BEGIN
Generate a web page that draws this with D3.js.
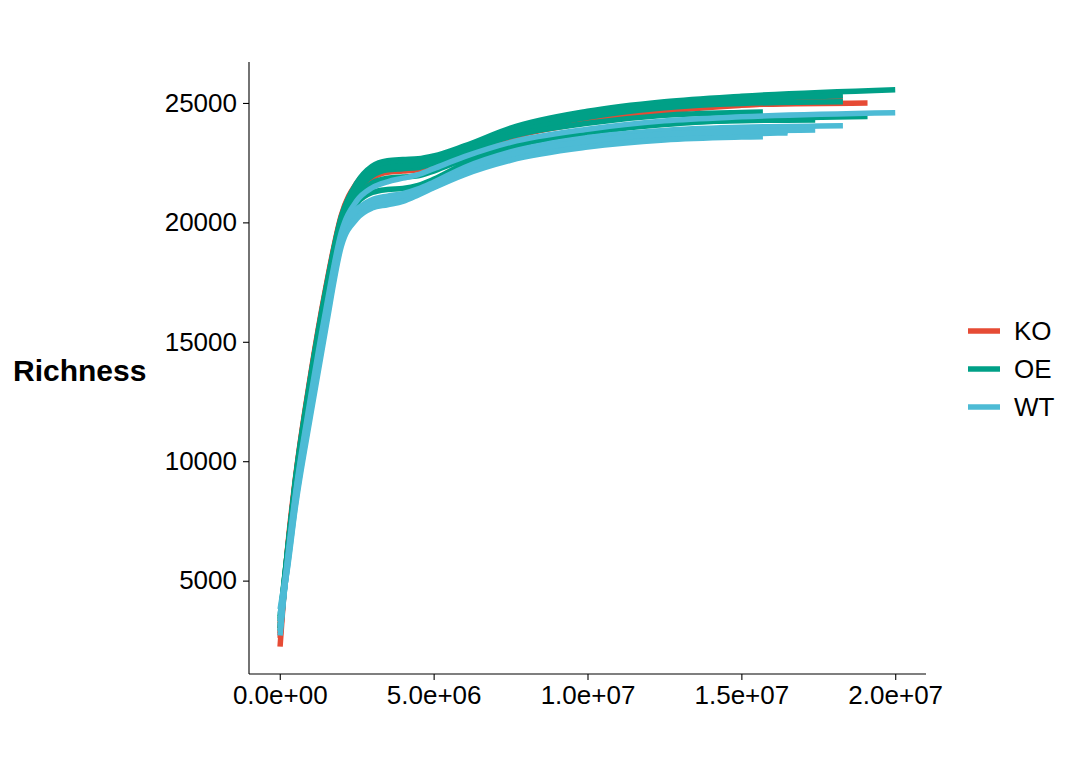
<!DOCTYPE html>
<html>
<head>
<meta charset="utf-8">
<script src="https://cdn.jsdelivr.net/npm/d3@7"></script>
<style>
  body { margin: 0; background: #fff; }
  svg text { font-family: "Liberation Sans", Arial, sans-serif; }
</style>
</head>
<body>
<div id="chart"></div>
<script>
// sequencing depths shared by every rarefaction curve (last point is per sample)
const depthGrid = [1e4, 2.5e5, 5e5, 1e6, 1.5e6, 2e6, 2.5e6, 3e6, 3.5e6, 4e6, 4.5e6, 5e6, 6e6, 7.5e6, 1e7, 1.25e7, 1.5e7];

const groups = ["KO", "OE", "WT"];

// end depth of each sample
const koEndDepth = [1.91e7, 1.83e7, 1.74e7, 1.65e7, 1.83e7, 1.57e7];
const oeEndDepth = [2.0e7, 1.83e7, 1.83e7, 1.91e7, 1.74e7, 1.57e7];
const wtEndDepth = [2.0e7, 1.83e7, 1.74e7, 1.65e7, 1.57e7, 1.65e7];

// richness at depthGrid, then at the sample's end depth
const koRichness = [
  [2238, 6300, 9200, 13600, 17300, 20300, 21650, 22250, 22450, 22500, 22550, 22700, 23100, 23750, 24350, 24750, 24920, 25000],
  [2600, 6180, 9020, 13345, 17045, 20105, 21450, 22100, 22300, 22350, 22400, 22550, 22950, 23650, 24300, 24750, 24980, 25150],
  [2800, 6060, 8840, 13090, 16790, 19910, 21300, 21950, 22150, 22200, 22250, 22400, 22850, 23550, 24200, 24650, 24900, 25050],
  [3000, 6020, 8780, 13005, 16705, 19845, 21200, 21850, 22100, 22150, 22200, 22350, 22800, 23550, 24250, 24750, 25000, 25100],
  [3200, 6260, 9140, 13515, 17215, 20235, 21600, 22200, 22420, 22470, 22500, 22650, 23050, 23700, 24300, 24750, 24950, 25050],
  [2700, 6140, 8960, 13260, 16960, 20040, 21400, 22000, 22250, 22300, 22350, 22500, 22900, 23600, 24250, 24700, 24980, 25000]
];
const oeRichness = [
  [3300, 6260, 9140, 13515, 17215, 20235, 21650, 22350, 22580, 22630, 22660, 22780, 23200, 23950, 24650, 25050, 25280, 25556],
  [3500, 6220, 9080, 13430, 17130, 20170, 21500, 22200, 22450, 22500, 22530, 22680, 23100, 23850, 24550, 24950, 25150, 25300],
  [3000, 6100, 8900, 13175, 16875, 19975, 21300, 21950, 22200, 22250, 22300, 22480, 22950, 23700, 24400, 24800, 24980, 25050],
  [2900, 5900, 8600, 12750, 16450, 19650, 20800, 21250, 21380, 21420, 21550, 21800, 22450, 23150, 23750, 24100, 24300, 24430],
  [3100, 5980, 8720, 12920, 16620, 19780, 21050, 21650, 21850, 21900, 21950, 22150, 22650, 23300, 23850, 24150, 24260, 24290],
  [3400, 6180, 9020, 13345, 17045, 20105, 21400, 22050, 22300, 22350, 22400, 22550, 22950, 23600, 24150, 24480, 24600, 24620]
];
const wtRichness = [
  [2700, 5860, 8540, 12665, 16365, 19585, 20900, 21450, 21700, 21850, 22000, 22250, 22750, 23350, 23900, 24250, 24420, 24590],
  [2900, 5740, 8360, 12410, 16110, 19390, 20500, 20950, 21100, 21200, 21400, 21680, 22300, 22950, 23550, 23850, 23980, 24050],
  [3100, 5660, 8240, 12240, 15940, 19260, 20350, 20780, 20920, 21050, 21280, 21550, 22150, 22800, 23400, 23700, 23820, 23870],
  [3300, 5580, 8120, 12070, 15770, 19130, 20250, 20680, 20820, 20950, 21200, 21480, 22060, 22680, 23250, 23550, 23700, 23745],
  [3600, 5500, 8000, 11900, 15600, 19000, 20150, 20600, 20740, 20880, 21150, 21450, 22000, 22600, 23150, 23450, 23570, 23590],
  [3800, 5780, 8420, 12495, 16195, 19455, 20550, 20850, 21000, 21120, 21330, 21600, 22220, 22850, 23400, 23700, 23780, 23800]
];

const xTicks = [0, 5e6, 1e7, 1.5e7, 2e7];
const yTicks = [5000, 10000, 15000, 20000, 25000];

const colors = { KO: "#E64B35", OE: "#00A087", WT: "#4DBBD5" };

const width = 1080, height = 771;
const panel = { left: 249, right: 926, top: 62, bottom: 674 };

const svg = d3.select("#chart").append("svg")
  .attr("width", width)
  .attr("height", height);

const x = d3.scaleLinear().domain([-1.0e6, 2.1e7]).range([panel.left, panel.right]);
const y = d3.scaleLinear().domain([1090, 26715]).range([panel.bottom, panel.top]);

// build curve table
const bySample = { KO: [koRichness, koEndDepth], OE: [oeRichness, oeEndDepth], WT: [wtRichness, wtEndDepth] };
const curves = [];
groups.forEach(g => {
  const [rich, ends] = bySample[g];
  rich.forEach((vals, i) => {
    const pts = depthGrid.map((d, j) => [d, vals[j]]);
    pts.push([ends[i], vals[vals.length - 1]]);
    curves.push({ group: g, id: g + (i + 1), points: pts });
  });
});

const line = d3.line()
  .x(d => x(d[0]))
  .y(d => y(d[1]))
  .curve(d3.curveMonotoneX);

svg.append("g")
  .selectAll("path")
  .data(curves)
  .enter()
  .append("path")
  .attr("d", d => line(d.points))
  .attr("fill", "none")
  .attr("stroke", d => colors[d.group])
  .attr("stroke-width", 5.5)
  .attr("stroke-linecap", "butt")
  .attr("stroke-linejoin", "round");

// axes
const xAxis = svg.append("g")
  .attr("transform", "translate(0," + panel.bottom + ")")
  .call(d3.axisBottom(x).tickValues(xTicks).tickSize(6).tickPadding(6)
    .tickFormat(d => d3.format(".1e")(d).replace(/e([+-])(\d)$/, "e$10$2")));
const yAxis = svg.append("g")
  .attr("transform", "translate(" + panel.left + ",0)")
  .call(d3.axisLeft(y).tickValues(yTicks).tickSize(6).tickPadding(6).tickFormat(d3.format("d")));

[xAxis, yAxis].forEach(a => {
  a.select(".domain").attr("stroke", "#000").attr("stroke-width", 1.1);
  a.selectAll(".tick line").attr("stroke", "#000").attr("stroke-width", 1.1);
  a.selectAll(".tick text").attr("fill", "#000").style("font-size", "26px");
});
// axis lines span the full panel
xAxis.select(".domain").attr("d", "M" + panel.left + ",0H" + panel.right);
yAxis.select(".domain").attr("d", "M0," + panel.bottom + "V" + panel.top);

svg.append("text")
  .attr("x", 13)
  .attr("y", 370)
  .attr("dy", "0.35em")
  .style("font-size", "30px")
  .style("font-weight", "bold")
  .text("Richness");

// legend
const legend = svg.append("g").attr("transform", "translate(968,331)");
groups.forEach((g, i) => {
  const row = legend.append("g").attr("transform", "translate(0," + i * 38 + ")");
  row.append("line")
    .attr("x1", 0).attr("x2", 32)
    .attr("stroke", colors[g]).attr("stroke-width", 5.5);
  row.append("text")
    .attr("x", 46).attr("dy", "0.35em")
    .style("font-size", "26px")
    .text(g);
});
</script>
</body>
</html>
END
TO BE DONE: Each line of the material must be retyped exactly, except that images are omitted.

EXERCISE RESULT:
Generate a web page that draws this with D3.js.
<!DOCTYPE html>
<html>
<head>
<meta charset="utf-8">
<script src="https://cdn.jsdelivr.net/npm/d3@7"></script>
<style>
  body { margin: 0; background: #fff; }
  svg text { font-family: "Liberation Sans", Arial, sans-serif; }
</style>
</head>
<body>
<div id="chart"></div>
<script>
// sequencing depths shared by every rarefaction curve (last point is per sample)
const depthGrid = [1e4, 2.5e5, 5e5, 1e6, 1.5e6, 2e6, 2.5e6, 3e6, 3.5e6, 4e6, 4.5e6, 5e6, 6e6, 7.5e6, 1e7, 1.25e7, 1.5e7];

const groups = ["KO", "OE", "WT"];

// end depth of each sample
const koEndDepth = [1.91e7, 1.83e7, 1.74e7, 1.65e7, 1.83e7, 1.57e7];
const oeEndDepth = [2.0e7, 1.83e7, 1.83e7, 1.91e7, 1.74e7, 1.57e7];
const wtEndDepth = [2.0e7, 1.83e7, 1.74e7, 1.65e7, 1.57e7, 1.65e7];

// richness at depthGrid, then at the sample's end depth
const koRichness = [
  [2238, 6300, 9200, 13600, 17300, 20300, 21650, 22250, 22450, 22500, 22550, 22700, 23100, 23750, 24350, 24750, 24920, 25000],
  [2600, 6180, 9020, 13345, 17045, 20105, 21450, 22100, 22300, 22350, 22400, 22550, 22950, 23650, 24300, 24750, 24980, 25150],
  [2800, 6060, 8840, 13090, 16790, 19910, 21300, 21950, 22150, 22200, 22250, 22400, 22850, 23550, 24200, 24650, 24900, 25050],
  [3000, 6020, 8780, 13005, 16705, 19845, 21200, 21850, 22100, 22150, 22200, 22350, 22800, 23550, 24250, 24750, 25000, 25100],
  [3200, 6260, 9140, 13515, 17215, 20235, 21600, 22200, 22420, 22470, 22500, 22650, 23050, 23700, 24300, 24750, 24950, 25050],
  [2700, 6140, 8960, 13260, 16960, 20040, 21400, 22000, 22250, 22300, 22350, 22500, 22900, 23600, 24250, 24700, 24980, 25000]
];
const oeRichness = [
  [3300, 6260, 9140, 13515, 17215, 20235, 21650, 22350, 22580, 22630, 22660, 22780, 23200, 23950, 24650, 25050, 25280, 25556],
  [3500, 6220, 9080, 13430, 17130, 20170, 21500, 22200, 22450, 22500, 22530, 22680, 23100, 23850, 24550, 24950, 25150, 25300],
  [3000, 6100, 8900, 13175, 16875, 19975, 21300, 21950, 22200, 22250, 22300, 22480, 22950, 23700, 24400, 24800, 24980, 25050],
  [2900, 5900, 8600, 12750, 16450, 19650, 20800, 21250, 21380, 21420, 21550, 21800, 22450, 23150, 23750, 24100, 24300, 24430],
  [3100, 5980, 8720, 12920, 16620, 19780, 21050, 21650, 21850, 21900, 21950, 22150, 22650, 23300, 23850, 24150, 24260, 24290],
  [3400, 6180, 9020, 13345, 17045, 20105, 21400, 22050, 22300, 22350, 22400, 22550, 22950, 23600, 24150, 24480, 24600, 24620]
];
const wtRichness = [
  [2700, 5860, 8540, 12665, 16365, 19585, 20900, 21450, 21700, 21850, 22000, 22250, 22750, 23350, 23900, 24250, 24420, 24590],
  [2900, 5740, 8360, 12410, 16110, 19390, 20500, 20950, 21100, 21200, 21400, 21680, 22300, 22950, 23550, 23850, 23980, 24050],
  [3100, 5660, 8240, 12240, 15940, 19260, 20350, 20780, 20920, 21050, 21280, 21550, 22150, 22800, 23400, 23700, 23820, 23870],
  [3300, 5580, 8120, 12070, 15770, 19130, 20250, 20680, 20820, 20950, 21200, 21480, 22060, 22680, 23250, 23550, 23700, 23745],
  [3600, 5500, 8000, 11900, 15600, 19000, 20150, 20600, 20740, 20880, 21150, 21450, 22000, 22600, 23150, 23450, 23570, 23590],
  [3800, 5780, 8420, 12495, 16195, 19455, 20550, 20850, 21000, 21120, 21330, 21600, 22220, 22850, 23400, 23700, 23780, 23800]
];

const xTicks = [0, 5e6, 1e7, 1.5e7, 2e7];
const yTicks = [5000, 10000, 15000, 20000, 25000];

const colors = { KO: "#E64B35", OE: "#00A087", WT: "#4DBBD5" };

const width = 1080, height = 771;
const panel = { left: 249, right: 926, top: 62, bottom: 674 };

const svg = d3.select("#chart").append("svg")
  .attr("width", width)
  .attr("height", height);

const x = d3.scaleLinear().domain([-1.0e6, 2.1e7]).range([panel.left, panel.right]);
const y = d3.scaleLinear().domain([1090, 26715]).range([panel.bottom, panel.top]);

// build curve table
const bySample = { KO: [koRichness, koEndDepth], OE: [oeRichness, oeEndDepth], WT: [wtRichness, wtEndDepth] };
const curves = [];
groups.forEach(g => {
  const [rich, ends] = bySample[g];
  rich.forEach((vals, i) => {
    const pts = depthGrid.map((d, j) => [d, vals[j]]);
    pts.push([ends[i], vals[vals.length - 1]]);
    curves.push({ group: g, id: g + (i + 1), points: pts });
  });
});

const line = d3.line()
  .x(d => x(d[0]))
  .y(d => y(d[1]))
  .curve(d3.curveMonotoneX);

svg.append("g")
  .selectAll("path")
  .data(curves)
  .enter()
  .append("path")
  .attr("d", d => line(d.points))
  .attr("fill", "none")
  .attr("stroke", d => colors[d.group])
  .attr("stroke-width", 5.5)
  .attr("stroke-linecap", "butt")
  .attr("stroke-linejoin", "round");

// axes
const xAxis = svg.append("g")
  .attr("transform", "translate(0," + panel.bottom + ")")
  .call(d3.axisBottom(x).tickValues(xTicks).tickSize(6).tickPadding(6)
    .tickFormat(d => d3.format(".1e")(d).replace(/e([+-])(\d)$/, "e$10$2")));
const yAxis = svg.append("g")
  .attr("transform", "translate(" + panel.left + ",0)")
  .call(d3.axisLeft(y).tickValues(yTicks).tickSize(6).tickPadding(6).tickFormat(d3.format("d")));

[xAxis, yAxis].forEach(a => {
  a.select(".domain").attr("stroke", "#000").attr("stroke-width", 1.1);
  a.selectAll(".tick line").attr("stroke", "#000").attr("stroke-width", 1.1);
  a.selectAll(".tick text").attr("fill", "#000").style("font-size", "26px");
});
// axis lines span the full panel
xAxis.select(".domain").attr("d", "M" + panel.left + ",0H" + panel.right);
yAxis.select(".domain").attr("d", "M0," + panel.bottom + "V" + panel.top);

svg.append("text")
  .attr("x", 13)
  .attr("y", 370)
  .attr("dy", "0.35em")
  .style("font-size", "30px")
  .style("font-weight", "bold")
  .text("Richness");

// legend
const legend = svg.append("g").attr("transform", "translate(968,331)");
groups.forEach((g, i) => {
  const row = legend.append("g").attr("transform", "translate(0," + i * 38 + ")");
  row.append("line")
    .attr("x1", 0).attr("x2", 32)
    .attr("stroke", colors[g]).attr("stroke-width", 5.5);
  row.append("text")
    .attr("x", 46).attr("dy", "0.35em")
    .style("font-size", "26px")
    .text(g);
});
</script>
</body>
</html>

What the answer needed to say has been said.